撰写讲述稿的过程与正常看电影完全不同,需要把电影的每一个片段分解开来,捕捉镜头中的细节,描绘无对白的画面。你必须反复观看需要释读的片段,才能找到较为精准的文字复现场景。
虽然早有心理准备,但当我第20次重读“某某和某某追赶某某”的动作片段时,心中还是崩溃的。这样的片段,在电影中比比皆是。
《我不是药神》中存在着大量的动作戏码和煽情场面——动作戏码描述少了听众不懂,描述多了时间不够;煽情场面描述少了,听众无法代入,描述多了又显廉价煽情且冗赘。如何寻找其间的平衡,为第一次撰写无障碍电影讲述稿的我造成了很大的困扰。彻夜深思后我想到,也许看到电影画面的那一刻脑中所想,就是最值得被讲述的。于是我尝试在电影播放的同时,即兴讲述并录音,最后再进行细节的修改和润色,以寻找既合乎段落时间限制,又保证必要信息完整的平衡传达。

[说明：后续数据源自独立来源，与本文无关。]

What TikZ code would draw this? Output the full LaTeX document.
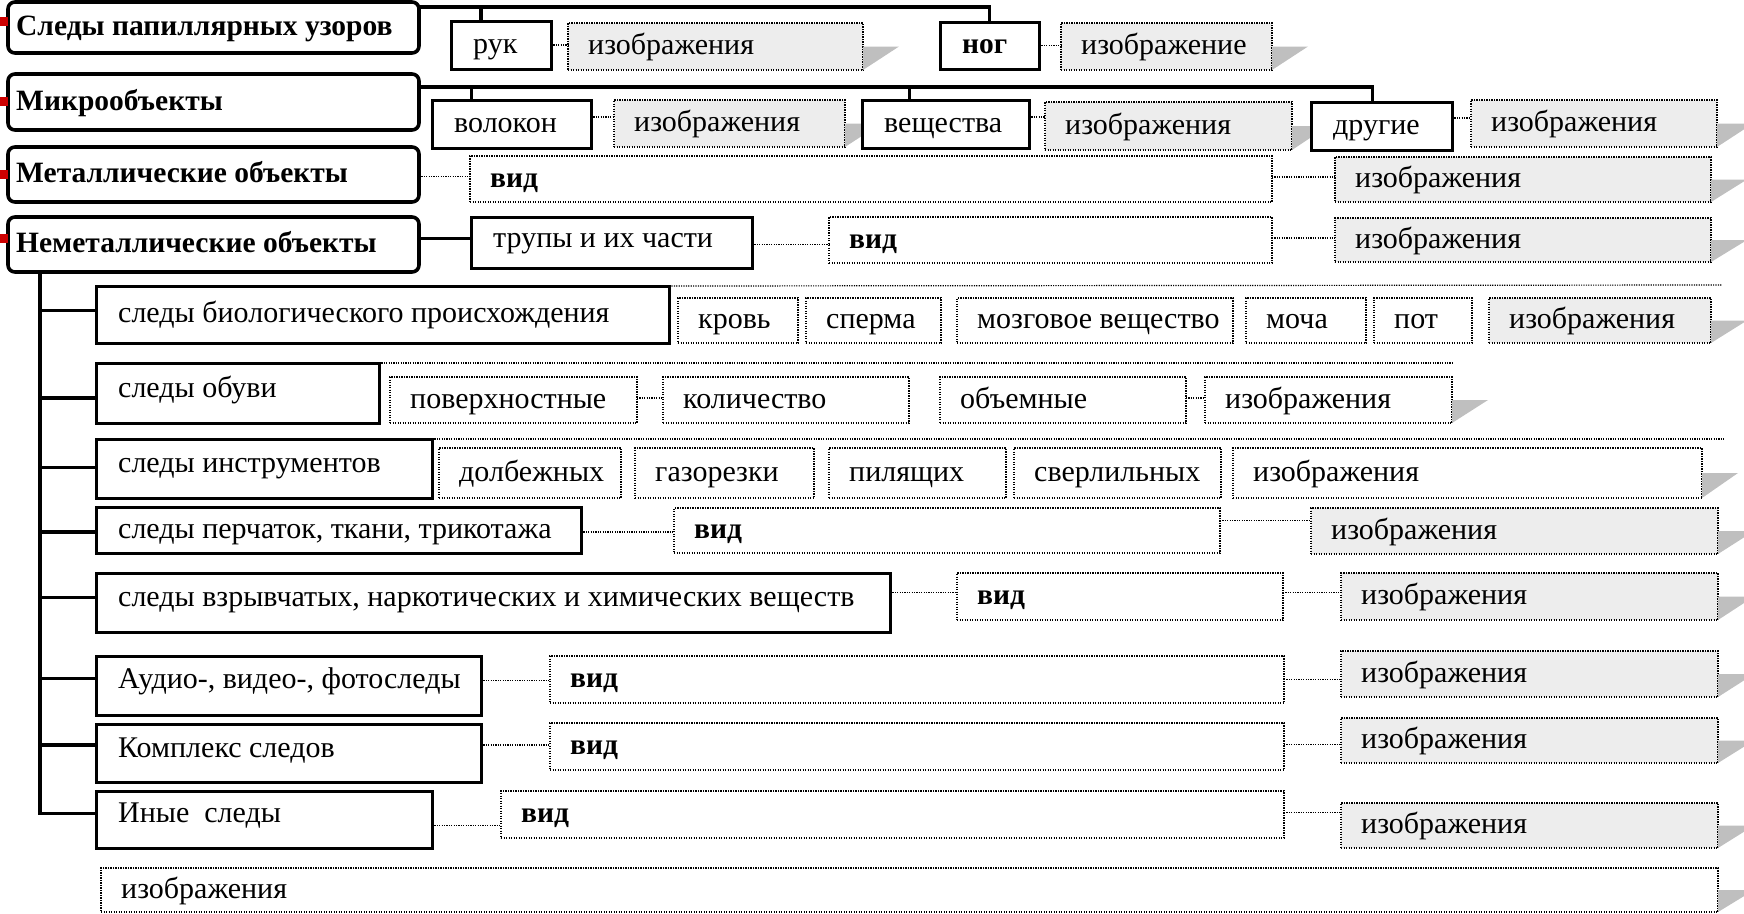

当敲下“影片结束”这几个字时,已是深夜,我看着字数统计中显示的“20000个字”,默默地把“影片结束”改为了“全剧终”。我收拾好笔记和文档,发送了第一条“光明影院”的朋友圈:“七天,三十余时。‘光明影院’让我仿佛也感受到了一丝盲人生活的不易。”此时,是2019年1月1日。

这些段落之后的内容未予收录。